» **STATED GOAL**: Write the material out again in full, word for word. Do not include the pictures.

» **INFORMATION SUPPLIED**:

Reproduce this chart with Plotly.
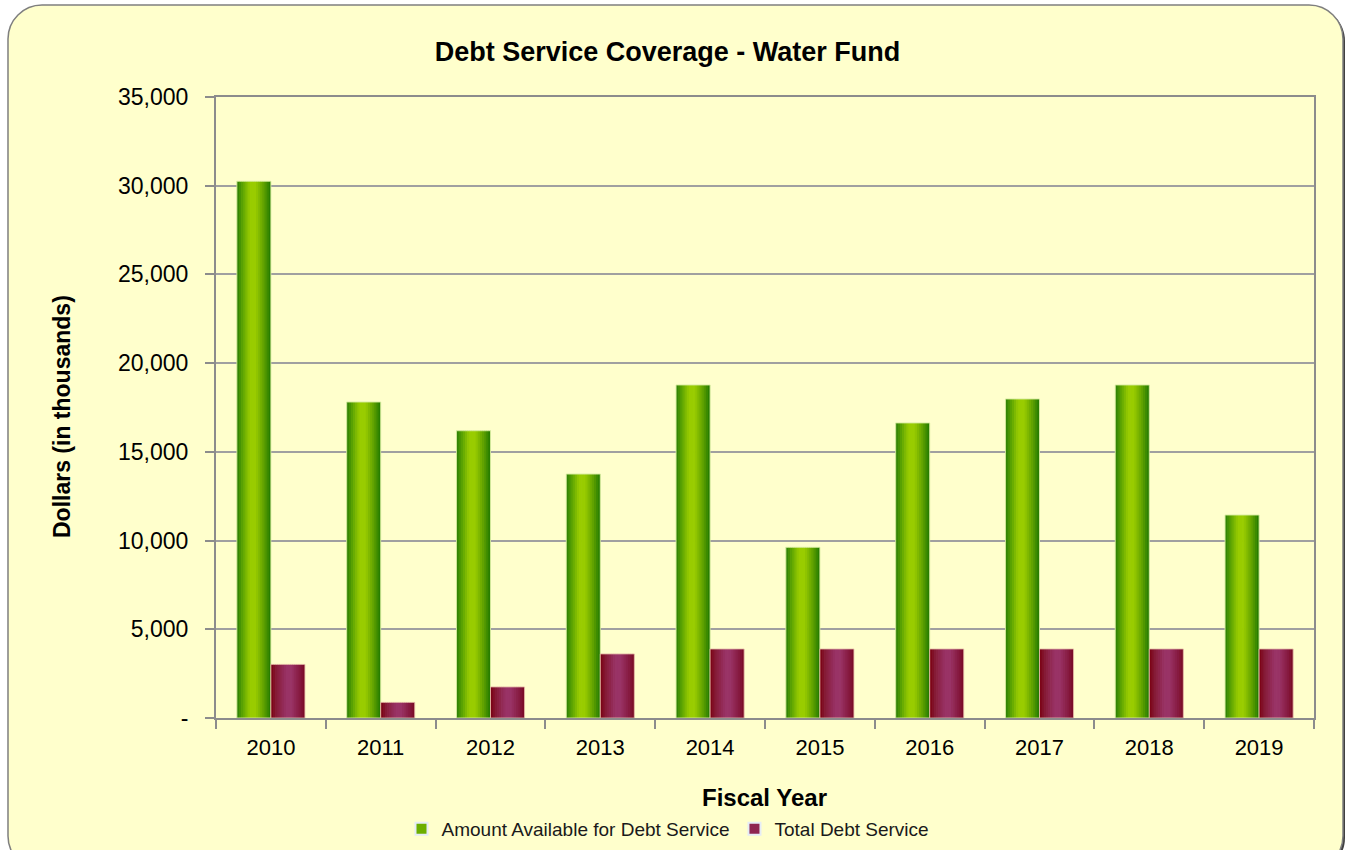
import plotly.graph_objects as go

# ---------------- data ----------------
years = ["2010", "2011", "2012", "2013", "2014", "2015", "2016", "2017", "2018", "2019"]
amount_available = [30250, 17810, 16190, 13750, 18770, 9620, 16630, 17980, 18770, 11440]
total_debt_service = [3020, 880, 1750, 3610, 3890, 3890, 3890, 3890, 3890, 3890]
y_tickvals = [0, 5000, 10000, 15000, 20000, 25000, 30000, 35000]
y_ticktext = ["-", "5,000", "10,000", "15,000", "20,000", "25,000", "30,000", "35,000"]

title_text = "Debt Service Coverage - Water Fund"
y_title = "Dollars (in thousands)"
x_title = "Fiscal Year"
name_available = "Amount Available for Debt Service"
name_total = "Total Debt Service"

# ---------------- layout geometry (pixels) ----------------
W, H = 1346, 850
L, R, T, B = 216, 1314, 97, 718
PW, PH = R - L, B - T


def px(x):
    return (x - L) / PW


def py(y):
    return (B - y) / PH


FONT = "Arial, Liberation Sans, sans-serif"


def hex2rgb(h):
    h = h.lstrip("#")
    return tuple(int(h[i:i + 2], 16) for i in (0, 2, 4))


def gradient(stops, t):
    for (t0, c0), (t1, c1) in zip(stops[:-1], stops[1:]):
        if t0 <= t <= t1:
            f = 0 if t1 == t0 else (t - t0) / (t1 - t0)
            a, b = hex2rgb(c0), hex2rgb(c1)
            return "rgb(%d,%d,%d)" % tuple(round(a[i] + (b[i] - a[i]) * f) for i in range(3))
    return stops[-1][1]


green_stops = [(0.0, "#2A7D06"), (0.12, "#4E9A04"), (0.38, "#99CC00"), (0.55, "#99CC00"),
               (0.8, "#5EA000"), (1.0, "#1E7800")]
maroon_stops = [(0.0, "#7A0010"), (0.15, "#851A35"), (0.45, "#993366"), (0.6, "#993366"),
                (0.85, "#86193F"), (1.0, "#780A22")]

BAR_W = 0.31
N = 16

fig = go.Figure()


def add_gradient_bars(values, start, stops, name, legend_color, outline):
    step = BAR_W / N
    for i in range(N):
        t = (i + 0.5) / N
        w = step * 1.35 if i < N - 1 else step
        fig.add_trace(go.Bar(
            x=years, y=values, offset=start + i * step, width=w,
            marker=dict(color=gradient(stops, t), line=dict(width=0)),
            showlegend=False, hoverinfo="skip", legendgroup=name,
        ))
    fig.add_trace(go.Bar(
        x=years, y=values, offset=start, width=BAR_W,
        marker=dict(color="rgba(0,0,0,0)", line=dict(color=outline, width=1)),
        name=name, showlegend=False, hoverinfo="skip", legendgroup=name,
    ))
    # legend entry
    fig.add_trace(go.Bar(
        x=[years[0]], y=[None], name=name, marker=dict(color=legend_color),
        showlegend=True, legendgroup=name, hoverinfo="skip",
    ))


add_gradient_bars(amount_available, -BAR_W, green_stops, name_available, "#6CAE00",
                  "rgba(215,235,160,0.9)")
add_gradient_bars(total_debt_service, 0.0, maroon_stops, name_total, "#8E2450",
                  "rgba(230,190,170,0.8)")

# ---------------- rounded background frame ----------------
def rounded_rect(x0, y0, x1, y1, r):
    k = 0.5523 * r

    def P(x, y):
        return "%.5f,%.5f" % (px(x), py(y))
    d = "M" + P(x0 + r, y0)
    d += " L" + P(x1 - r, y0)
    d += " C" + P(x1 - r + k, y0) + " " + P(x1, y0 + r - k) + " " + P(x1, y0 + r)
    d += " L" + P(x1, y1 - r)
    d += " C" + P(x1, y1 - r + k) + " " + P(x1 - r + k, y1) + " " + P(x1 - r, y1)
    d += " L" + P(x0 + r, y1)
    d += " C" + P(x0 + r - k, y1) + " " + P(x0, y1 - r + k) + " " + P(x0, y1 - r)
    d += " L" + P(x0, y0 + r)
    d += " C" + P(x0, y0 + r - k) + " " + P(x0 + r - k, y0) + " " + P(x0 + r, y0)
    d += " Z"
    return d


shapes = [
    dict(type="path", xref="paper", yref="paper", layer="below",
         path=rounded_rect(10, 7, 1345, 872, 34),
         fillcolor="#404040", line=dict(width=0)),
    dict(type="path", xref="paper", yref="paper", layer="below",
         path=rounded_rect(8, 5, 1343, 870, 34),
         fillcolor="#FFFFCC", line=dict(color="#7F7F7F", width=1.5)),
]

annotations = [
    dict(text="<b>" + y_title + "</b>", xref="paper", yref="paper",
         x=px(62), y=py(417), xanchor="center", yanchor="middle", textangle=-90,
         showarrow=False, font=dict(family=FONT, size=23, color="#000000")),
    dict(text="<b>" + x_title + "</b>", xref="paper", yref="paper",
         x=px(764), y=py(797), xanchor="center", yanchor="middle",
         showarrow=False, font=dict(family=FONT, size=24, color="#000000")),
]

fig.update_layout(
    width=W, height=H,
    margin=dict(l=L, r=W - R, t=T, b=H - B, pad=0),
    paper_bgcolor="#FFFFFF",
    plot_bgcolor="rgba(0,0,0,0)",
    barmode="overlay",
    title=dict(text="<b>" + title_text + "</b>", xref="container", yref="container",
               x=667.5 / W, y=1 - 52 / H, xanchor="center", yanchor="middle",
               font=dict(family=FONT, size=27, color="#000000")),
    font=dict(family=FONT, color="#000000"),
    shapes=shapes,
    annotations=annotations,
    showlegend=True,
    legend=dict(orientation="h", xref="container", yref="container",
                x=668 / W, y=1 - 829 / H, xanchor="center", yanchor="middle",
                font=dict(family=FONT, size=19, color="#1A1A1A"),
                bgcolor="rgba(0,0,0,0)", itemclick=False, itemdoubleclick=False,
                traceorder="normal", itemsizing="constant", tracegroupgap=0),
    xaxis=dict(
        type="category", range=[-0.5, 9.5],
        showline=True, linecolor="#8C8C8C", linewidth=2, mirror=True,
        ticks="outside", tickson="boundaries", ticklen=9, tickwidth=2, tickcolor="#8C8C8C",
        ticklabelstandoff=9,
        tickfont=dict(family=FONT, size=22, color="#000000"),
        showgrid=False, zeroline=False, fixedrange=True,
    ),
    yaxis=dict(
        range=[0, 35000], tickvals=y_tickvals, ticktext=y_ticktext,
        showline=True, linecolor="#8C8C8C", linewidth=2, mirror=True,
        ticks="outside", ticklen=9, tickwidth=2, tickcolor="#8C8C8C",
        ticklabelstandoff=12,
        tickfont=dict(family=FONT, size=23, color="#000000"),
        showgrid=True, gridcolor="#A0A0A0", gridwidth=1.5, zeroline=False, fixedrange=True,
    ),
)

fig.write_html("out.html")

» **SOLUTION FOR THIS PROBLEM**:
Reproduce this chart with Plotly.
import plotly.graph_objects as go

# ---------------- data ----------------
years = ["2010", "2011", "2012", "2013", "2014", "2015", "2016", "2017", "2018", "2019"]
amount_available = [30250, 17810, 16190, 13750, 18770, 9620, 16630, 17980, 18770, 11440]
total_debt_service = [3020, 880, 1750, 3610, 3890, 3890, 3890, 3890, 3890, 3890]
y_tickvals = [0, 5000, 10000, 15000, 20000, 25000, 30000, 35000]
y_ticktext = ["-", "5,000", "10,000", "15,000", "20,000", "25,000", "30,000", "35,000"]

title_text = "Debt Service Coverage - Water Fund"
y_title = "Dollars (in thousands)"
x_title = "Fiscal Year"
name_available = "Amount Available for Debt Service"
name_total = "Total Debt Service"

# ---------------- layout geometry (pixels) ----------------
W, H = 1346, 850
L, R, T, B = 216, 1314, 97, 718
PW, PH = R - L, B - T


def px(x):
    return (x - L) / PW


def py(y):
    return (B - y) / PH


FONT = "Arial, Liberation Sans, sans-serif"


def hex2rgb(h):
    h = h.lstrip("#")
    return tuple(int(h[i:i + 2], 16) for i in (0, 2, 4))


def gradient(stops, t):
    for (t0, c0), (t1, c1) in zip(stops[:-1], stops[1:]):
        if t0 <= t <= t1:
            f = 0 if t1 == t0 else (t - t0) / (t1 - t0)
            a, b = hex2rgb(c0), hex2rgb(c1)
            return "rgb(%d,%d,%d)" % tuple(round(a[i] + (b[i] - a[i]) * f) for i in range(3))
    return stops[-1][1]


green_stops = [(0.0, "#2A7D06"), (0.12, "#4E9A04"), (0.38, "#99CC00"), (0.55, "#99CC00"),
               (0.8, "#5EA000"), (1.0, "#1E7800")]
maroon_stops = [(0.0, "#7A0010"), (0.15, "#851A35"), (0.45, "#993366"), (0.6, "#993366"),
                (0.85, "#86193F"), (1.0, "#780A22")]

BAR_W = 0.31
N = 16

fig = go.Figure()


def add_gradient_bars(values, start, stops, name, legend_color, outline):
    step = BAR_W / N
    for i in range(N):
        t = (i + 0.5) / N
        w = step * 1.35 if i < N - 1 else step
        fig.add_trace(go.Bar(
            x=years, y=values, offset=start + i * step, width=w,
            marker=dict(color=gradient(stops, t), line=dict(width=0)),
            showlegend=False, hoverinfo="skip", legendgroup=name,
        ))
    fig.add_trace(go.Bar(
        x=years, y=values, offset=start, width=BAR_W,
        marker=dict(color="rgba(0,0,0,0)", line=dict(color=outline, width=1)),
        name=name, showlegend=False, hoverinfo="skip", legendgroup=name,
    ))
    # legend entry
    fig.add_trace(go.Bar(
        x=[years[0]], y=[None], name=name, marker=dict(color=legend_color),
        showlegend=True, legendgroup=name, hoverinfo="skip",
    ))


add_gradient_bars(amount_available, -BAR_W, green_stops, name_available, "#6CAE00",
                  "rgba(215,235,160,0.9)")
add_gradient_bars(total_debt_service, 0.0, maroon_stops, name_total, "#8E2450",
                  "rgba(230,190,170,0.8)")

# ---------------- rounded background frame ----------------
def rounded_rect(x0, y0, x1, y1, r):
    k = 0.5523 * r

    def P(x, y):
        return "%.5f,%.5f" % (px(x), py(y))
    d = "M" + P(x0 + r, y0)
    d += " L" + P(x1 - r, y0)
    d += " C" + P(x1 - r + k, y0) + " " + P(x1, y0 + r - k) + " " + P(x1, y0 + r)
    d += " L" + P(x1, y1 - r)
    d += " C" + P(x1, y1 - r + k) + " " + P(x1 - r + k, y1) + " " + P(x1 - r, y1)
    d += " L" + P(x0 + r, y1)
    d += " C" + P(x0 + r - k, y1) + " " + P(x0, y1 - r + k) + " " + P(x0, y1 - r)
    d += " L" + P(x0, y0 + r)
    d += " C" + P(x0, y0 + r - k) + " " + P(x0 + r - k, y0) + " " + P(x0 + r, y0)
    d += " Z"
    return d


shapes = [
    dict(type="path", xref="paper", yref="paper", layer="below",
         path=rounded_rect(10, 7, 1345, 872, 34),
         fillcolor="#404040", line=dict(width=0)),
    dict(type="path", xref="paper", yref="paper", layer="below",
         path=rounded_rect(8, 5, 1343, 870, 34),
         fillcolor="#FFFFCC", line=dict(color="#7F7F7F", width=1.5)),
]

annotations = [
    dict(text="<b>" + y_title + "</b>", xref="paper", yref="paper",
         x=px(62), y=py(417), xanchor="center", yanchor="middle", textangle=-90,
         showarrow=False, font=dict(family=FONT, size=23, color="#000000")),
    dict(text="<b>" + x_title + "</b>", xref="paper", yref="paper",
         x=px(764), y=py(797), xanchor="center", yanchor="middle",
         showarrow=False, font=dict(family=FONT, size=24, color="#000000")),
]

fig.update_layout(
    width=W, height=H,
    margin=dict(l=L, r=W - R, t=T, b=H - B, pad=0),
    paper_bgcolor="#FFFFFF",
    plot_bgcolor="rgba(0,0,0,0)",
    barmode="overlay",
    title=dict(text="<b>" + title_text + "</b>", xref="container", yref="container",
               x=667.5 / W, y=1 - 52 / H, xanchor="center", yanchor="middle",
               font=dict(family=FONT, size=27, color="#000000")),
    font=dict(family=FONT, color="#000000"),
    shapes=shapes,
    annotations=annotations,
    showlegend=True,
    legend=dict(orientation="h", xref="container", yref="container",
                x=668 / W, y=1 - 829 / H, xanchor="center", yanchor="middle",
                font=dict(family=FONT, size=19, color="#1A1A1A"),
                bgcolor="rgba(0,0,0,0)", itemclick=False, itemdoubleclick=False,
                traceorder="normal", itemsizing="constant", tracegroupgap=0),
    xaxis=dict(
        type="category", range=[-0.5, 9.5],
        showline=True, linecolor="#8C8C8C", linewidth=2, mirror=True,
        ticks="outside", tickson="boundaries", ticklen=9, tickwidth=2, tickcolor="#8C8C8C",
        ticklabelstandoff=9,
        tickfont=dict(family=FONT, size=22, color="#000000"),
        showgrid=False, zeroline=False, fixedrange=True,
    ),
    yaxis=dict(
        range=[0, 35000], tickvals=y_tickvals, ticktext=y_ticktext,
        showline=True, linecolor="#8C8C8C", linewidth=2, mirror=True,
        ticks="outside", ticklen=9, tickwidth=2, tickcolor="#8C8C8C",
        ticklabelstandoff=12,
        tickfont=dict(family=FONT, size=23, color="#000000"),
        showgrid=True, gridcolor="#A0A0A0", gridwidth=1.5, zeroline=False, fixedrange=True,
    ),
)

fig.write_html("out.html")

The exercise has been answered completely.